Texas State Board of Education members are set to begin debate tomorrow on the courses that high school students will be required to take under the state’s sweeping new education law, known as House Bill 5. This bill upended the state’s long-standing college- and career-ready course of study, under which high school graduation rates and college and career readiness rates increased for all students, regardless of race, income, or background. In its place are multiple theme-based diploma tracks, known as “endorsements,” that districts choose to offer.

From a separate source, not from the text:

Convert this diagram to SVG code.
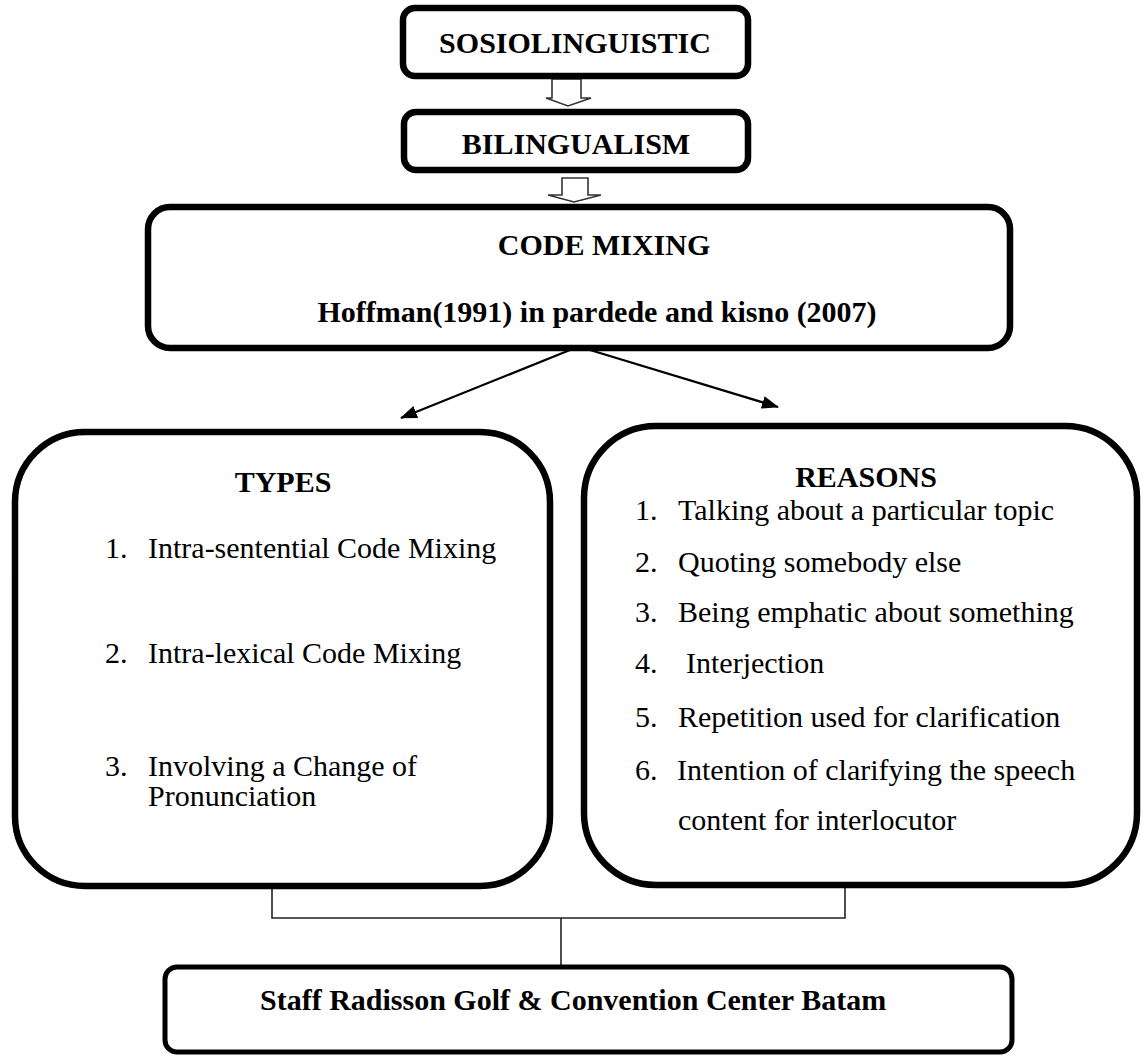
<svg xmlns="http://www.w3.org/2000/svg" width="1144" height="1061" viewBox="0 0 1144 1061">
<style>
.box{fill:#fff;stroke:#000;stroke-width:6.5}
.bx2{fill:#fff;stroke:#000;stroke-width:5}
.hb{font-family:"Liberation Serif","Times New Roman",serif;font-weight:bold;font-size:30px;fill:#000}
.tx{font-family:"Liberation Serif","Times New Roman",serif;font-size:30px;fill:#000}
.con{fill:none;stroke:#222;stroke-width:1.6}
.harrow{fill:#fff;stroke:#333;stroke-width:1.6}
.arr{stroke:#000;stroke-width:2.2;fill:none}
</style>
<defs>
<marker id="ah" viewBox="0 0 17 13" refX="16" refY="6.5" markerWidth="17" markerHeight="13" orient="auto" markerUnits="userSpaceOnUse">
<path d="M0,0 L17,6.5 L0,13 z" fill="#000"/>
</marker>
</defs>
<rect width="1144" height="1061" fill="#fff"/>
<g id="connectors">
<polygon class="harrow" points="552,79 581,79 581,98 591,98 568,106 546,98 552,98"/>
<polygon class="harrow" points="562,178 588,178 588,195 601,195 574,202 548,195 562,195"/>
<line class="arr" x1="570" y1="350" x2="401" y2="418" marker-end="url(#ah)"/>
<line class="arr" x1="590" y1="350" x2="778" y2="407" marker-end="url(#ah)"/>
<polyline class="con" points="272,886 272,918 845,918 845,885"/>
<line class="con" x1="561" y1="918" x2="561" y2="967"/>
</g>
<g id="sosiolinguistic">
<rect class="box" x="403" y="8" width="345" height="68" rx="12"/>
<text class="hb" x="575" y="53" text-anchor="middle">SOSIOLINGUISTIC</text>
</g>
<g id="bilingualism">
<rect class="box" x="404" y="112" width="344" height="58" rx="12"/>
<text class="hb" x="576" y="154" text-anchor="middle">BILINGUALISM</text>
</g>
<g id="code-mixing">
<rect class="box" x="148" y="207" width="862" height="141" rx="22"/>
<text class="hb" x="604" y="255" text-anchor="middle">CODE MIXING</text>
<text class="hb" x="597" y="322" text-anchor="middle">Hoffman(1991) in pardede and kisno (2007)</text>
</g>
<g id="types">
<rect class="box" x="15" y="432" width="535" height="454" rx="70"/>
<text class="hb" x="283" y="492" text-anchor="middle">TYPES</text>
<text class="tx" x="105" y="558">1.</text>
<text class="tx" x="148" y="558">Intra-sentential Code Mixing</text>
<text class="tx" x="105" y="663">2.</text>
<text class="tx" x="148" y="663">Intra-lexical Code Mixing</text>
<text class="tx" x="105" y="776">3.</text>
<text class="tx" x="148" y="776">Involving a Change of</text>
<text class="tx" x="148" y="806">Pronunciation</text>
</g>
<g id="reasons">
<rect class="box" x="584" y="426" width="553" height="459" rx="72"/>
<text class="hb" x="866" y="487" text-anchor="middle">REASONS</text>
<text class="tx" x="635" y="520">1.</text>
<text class="tx" x="678" y="520">Talking about a particular topic</text>
<text class="tx" x="635" y="572">2.</text>
<text class="tx" x="678" y="572">Quoting somebody else</text>
<text class="tx" x="635" y="622">3.</text>
<text class="tx" x="678" y="622">Being emphatic about something</text>
<text class="tx" x="635" y="673">4.</text>
<text class="tx" x="686" y="673">Interjection</text>
<text class="tx" x="635" y="727">5.</text>
<text class="tx" x="678" y="727">Repetition used for clarification</text>
<text class="tx" x="635" y="780">6.</text>
<text class="tx" x="677" y="780">Intention of clarifying the speech</text>
<text class="tx" x="678" y="830">content for interlocutor</text>
</g>
<g id="staff">
<rect class="bx2" x="165" y="967" width="847" height="85" rx="12"/>
<text class="hb" x="260" y="1010">Staff Radisson Golf &amp; Convention Center Batam</text>
</g>
</svg>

There are very well-founded concerns among advocates for low-income students and students of color that these multiple diploma options will take Texas back to a time when only some students are given the classes needed to pursue their chosen path after high school, be it going to college or going directly into the workforce. And long experience tells us that those “some” are likely to be primarily affluent, white students.

Fortunately, the state board has proposed rules that would mitigate some of these concerns by requiring that students in these “endorsements” complete Algebra II. This proposal has support from Latino advocates and educators from across the state, who argue that Algebra II is a gateway to success in both college and the workplace and, as such, all students need — and deserve — access to it. It’s also backed by the business community, which needs skilled workers to fill the high-demand jobs of today and to meet the evolving demands of tomorrow.

To be sure, Algebra II is just one piece of the much bigger college-and-career-ready puzzle. But it’s a strong signal that the Lone Star State remains committed to at least a baseline level of mathematics preparation for all high school students. As such, board members should hold firm during their debates this week. Anything less would be a retreat that Texan students, communities, and the economy cannot afford.